> **Given instruction**:
Return exactly, please, the lines that run from the line with "Emit a Python" to the line with "r2 = 0.9989", ends included, and omit all pictures.

> **Input**:
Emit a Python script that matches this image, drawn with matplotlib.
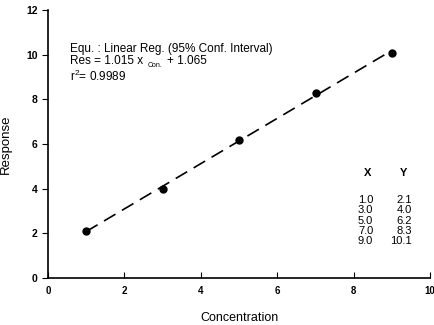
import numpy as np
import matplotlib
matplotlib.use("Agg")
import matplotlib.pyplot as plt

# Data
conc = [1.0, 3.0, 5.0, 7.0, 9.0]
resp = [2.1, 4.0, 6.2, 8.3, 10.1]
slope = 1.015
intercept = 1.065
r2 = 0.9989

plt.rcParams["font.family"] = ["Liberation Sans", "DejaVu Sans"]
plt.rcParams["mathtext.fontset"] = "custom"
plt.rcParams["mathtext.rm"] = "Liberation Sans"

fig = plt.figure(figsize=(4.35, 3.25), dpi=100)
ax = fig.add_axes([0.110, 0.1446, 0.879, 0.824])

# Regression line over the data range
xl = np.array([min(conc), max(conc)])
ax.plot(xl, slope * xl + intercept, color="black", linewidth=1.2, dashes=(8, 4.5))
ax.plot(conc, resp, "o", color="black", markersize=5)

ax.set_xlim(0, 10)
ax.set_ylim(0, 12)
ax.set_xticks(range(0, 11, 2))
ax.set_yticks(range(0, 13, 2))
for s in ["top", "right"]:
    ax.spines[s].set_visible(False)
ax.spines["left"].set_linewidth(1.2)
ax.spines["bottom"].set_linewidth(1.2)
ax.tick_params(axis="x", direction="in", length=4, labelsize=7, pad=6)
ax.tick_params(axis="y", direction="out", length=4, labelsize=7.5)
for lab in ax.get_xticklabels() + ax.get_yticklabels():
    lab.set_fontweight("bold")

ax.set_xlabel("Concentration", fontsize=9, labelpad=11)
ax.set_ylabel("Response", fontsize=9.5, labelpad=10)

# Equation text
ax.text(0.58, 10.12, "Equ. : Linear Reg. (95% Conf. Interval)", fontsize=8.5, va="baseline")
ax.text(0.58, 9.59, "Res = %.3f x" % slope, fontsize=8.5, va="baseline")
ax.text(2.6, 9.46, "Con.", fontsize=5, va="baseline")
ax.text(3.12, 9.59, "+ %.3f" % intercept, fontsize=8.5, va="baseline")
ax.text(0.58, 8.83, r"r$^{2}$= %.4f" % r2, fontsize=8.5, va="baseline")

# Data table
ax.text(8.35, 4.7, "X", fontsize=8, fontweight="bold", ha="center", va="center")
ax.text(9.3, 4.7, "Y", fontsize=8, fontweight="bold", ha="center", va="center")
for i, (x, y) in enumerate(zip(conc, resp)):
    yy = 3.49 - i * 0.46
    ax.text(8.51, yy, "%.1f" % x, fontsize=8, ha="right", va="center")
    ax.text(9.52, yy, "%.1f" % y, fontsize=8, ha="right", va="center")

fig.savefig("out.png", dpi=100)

==

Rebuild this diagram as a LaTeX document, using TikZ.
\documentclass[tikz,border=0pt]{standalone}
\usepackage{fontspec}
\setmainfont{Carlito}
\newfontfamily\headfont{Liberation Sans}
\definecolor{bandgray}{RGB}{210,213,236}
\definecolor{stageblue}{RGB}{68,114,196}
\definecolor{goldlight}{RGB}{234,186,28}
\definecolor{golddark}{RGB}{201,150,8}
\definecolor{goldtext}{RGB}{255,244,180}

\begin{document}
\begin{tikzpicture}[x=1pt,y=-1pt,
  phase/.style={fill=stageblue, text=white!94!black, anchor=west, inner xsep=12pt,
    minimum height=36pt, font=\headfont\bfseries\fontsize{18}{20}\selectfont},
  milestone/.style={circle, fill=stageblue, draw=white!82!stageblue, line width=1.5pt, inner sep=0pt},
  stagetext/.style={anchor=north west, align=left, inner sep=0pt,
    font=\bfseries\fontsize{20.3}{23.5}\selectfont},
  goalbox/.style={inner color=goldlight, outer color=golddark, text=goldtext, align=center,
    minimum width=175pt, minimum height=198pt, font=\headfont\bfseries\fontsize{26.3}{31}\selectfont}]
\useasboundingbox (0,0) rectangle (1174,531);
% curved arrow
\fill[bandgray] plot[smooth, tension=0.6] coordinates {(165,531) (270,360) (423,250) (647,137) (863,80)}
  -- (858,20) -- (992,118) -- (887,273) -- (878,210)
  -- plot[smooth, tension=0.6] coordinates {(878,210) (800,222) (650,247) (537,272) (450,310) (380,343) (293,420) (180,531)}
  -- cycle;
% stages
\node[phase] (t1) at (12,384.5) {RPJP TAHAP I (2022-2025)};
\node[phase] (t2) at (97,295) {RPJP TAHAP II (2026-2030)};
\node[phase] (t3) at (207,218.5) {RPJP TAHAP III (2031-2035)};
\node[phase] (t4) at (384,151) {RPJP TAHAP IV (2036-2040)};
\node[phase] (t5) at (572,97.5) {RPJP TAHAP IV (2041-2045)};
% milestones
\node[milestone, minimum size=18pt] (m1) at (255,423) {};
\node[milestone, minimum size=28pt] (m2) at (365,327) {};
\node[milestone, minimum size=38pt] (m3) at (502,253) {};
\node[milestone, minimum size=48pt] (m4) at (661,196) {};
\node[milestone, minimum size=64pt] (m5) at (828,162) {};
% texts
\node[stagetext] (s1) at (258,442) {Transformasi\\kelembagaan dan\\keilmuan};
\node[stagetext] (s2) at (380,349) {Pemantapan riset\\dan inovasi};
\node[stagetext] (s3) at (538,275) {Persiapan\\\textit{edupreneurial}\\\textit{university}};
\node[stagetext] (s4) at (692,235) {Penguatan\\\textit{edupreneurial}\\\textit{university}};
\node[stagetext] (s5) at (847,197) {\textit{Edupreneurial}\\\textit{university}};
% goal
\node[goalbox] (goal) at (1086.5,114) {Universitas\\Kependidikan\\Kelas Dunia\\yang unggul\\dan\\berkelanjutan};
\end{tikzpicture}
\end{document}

---

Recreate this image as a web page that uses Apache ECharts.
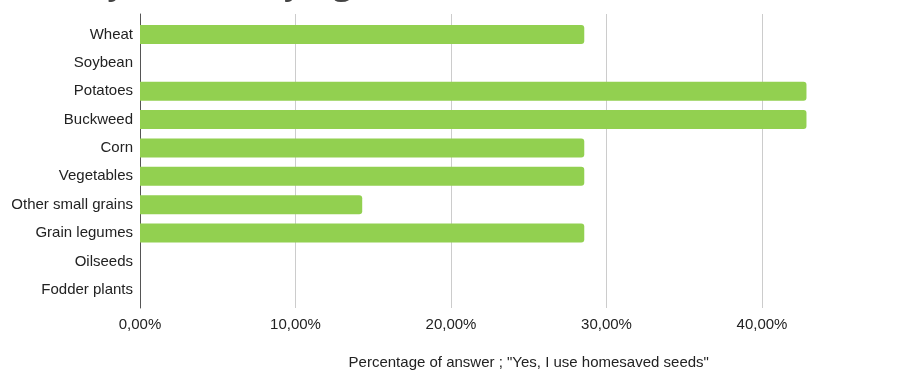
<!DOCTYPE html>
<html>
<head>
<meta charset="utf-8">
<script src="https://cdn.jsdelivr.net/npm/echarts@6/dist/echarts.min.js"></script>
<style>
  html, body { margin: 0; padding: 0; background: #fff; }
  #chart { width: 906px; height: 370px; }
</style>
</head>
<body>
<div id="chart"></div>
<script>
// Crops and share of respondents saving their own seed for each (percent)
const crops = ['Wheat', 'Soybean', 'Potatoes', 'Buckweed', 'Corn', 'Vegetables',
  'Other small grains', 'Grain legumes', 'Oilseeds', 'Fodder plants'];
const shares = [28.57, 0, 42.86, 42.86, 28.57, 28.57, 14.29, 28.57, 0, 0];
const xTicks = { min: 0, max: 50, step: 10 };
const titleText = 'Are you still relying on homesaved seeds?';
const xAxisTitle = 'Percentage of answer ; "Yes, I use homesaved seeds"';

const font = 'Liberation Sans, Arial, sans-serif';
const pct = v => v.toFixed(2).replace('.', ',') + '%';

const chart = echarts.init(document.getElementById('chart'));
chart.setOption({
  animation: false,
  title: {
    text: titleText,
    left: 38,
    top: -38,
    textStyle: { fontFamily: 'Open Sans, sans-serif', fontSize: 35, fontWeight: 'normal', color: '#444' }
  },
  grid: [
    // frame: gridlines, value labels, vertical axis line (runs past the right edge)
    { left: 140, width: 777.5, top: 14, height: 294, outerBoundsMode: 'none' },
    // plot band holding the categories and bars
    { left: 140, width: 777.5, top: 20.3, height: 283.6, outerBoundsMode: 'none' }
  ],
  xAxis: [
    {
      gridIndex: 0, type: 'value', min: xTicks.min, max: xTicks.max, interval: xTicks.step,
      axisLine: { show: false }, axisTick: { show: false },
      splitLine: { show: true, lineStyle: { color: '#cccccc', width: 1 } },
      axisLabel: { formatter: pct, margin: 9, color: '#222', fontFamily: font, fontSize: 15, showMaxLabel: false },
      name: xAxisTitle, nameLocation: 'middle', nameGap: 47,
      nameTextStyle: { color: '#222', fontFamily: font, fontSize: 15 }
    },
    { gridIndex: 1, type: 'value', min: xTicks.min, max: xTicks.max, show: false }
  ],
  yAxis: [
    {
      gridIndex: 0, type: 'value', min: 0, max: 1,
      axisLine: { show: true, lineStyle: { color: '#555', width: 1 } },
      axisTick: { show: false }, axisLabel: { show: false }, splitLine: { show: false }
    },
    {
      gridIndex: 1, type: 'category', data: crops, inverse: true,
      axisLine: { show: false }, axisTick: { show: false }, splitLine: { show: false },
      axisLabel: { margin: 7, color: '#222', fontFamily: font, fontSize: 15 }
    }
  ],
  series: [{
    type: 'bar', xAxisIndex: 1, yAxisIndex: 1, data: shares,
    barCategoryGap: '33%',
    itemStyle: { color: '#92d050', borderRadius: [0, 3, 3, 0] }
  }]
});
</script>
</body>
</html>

> **Exercise result**:
Emit a Python script that matches this image, drawn with matplotlib.
import numpy as np
import matplotlib
matplotlib.use("Agg")
import matplotlib.pyplot as plt

# Data
conc = [1.0, 3.0, 5.0, 7.0, 9.0]
resp = [2.1, 4.0, 6.2, 8.3, 10.1]
slope = 1.015
intercept = 1.065
r2 = 0.9989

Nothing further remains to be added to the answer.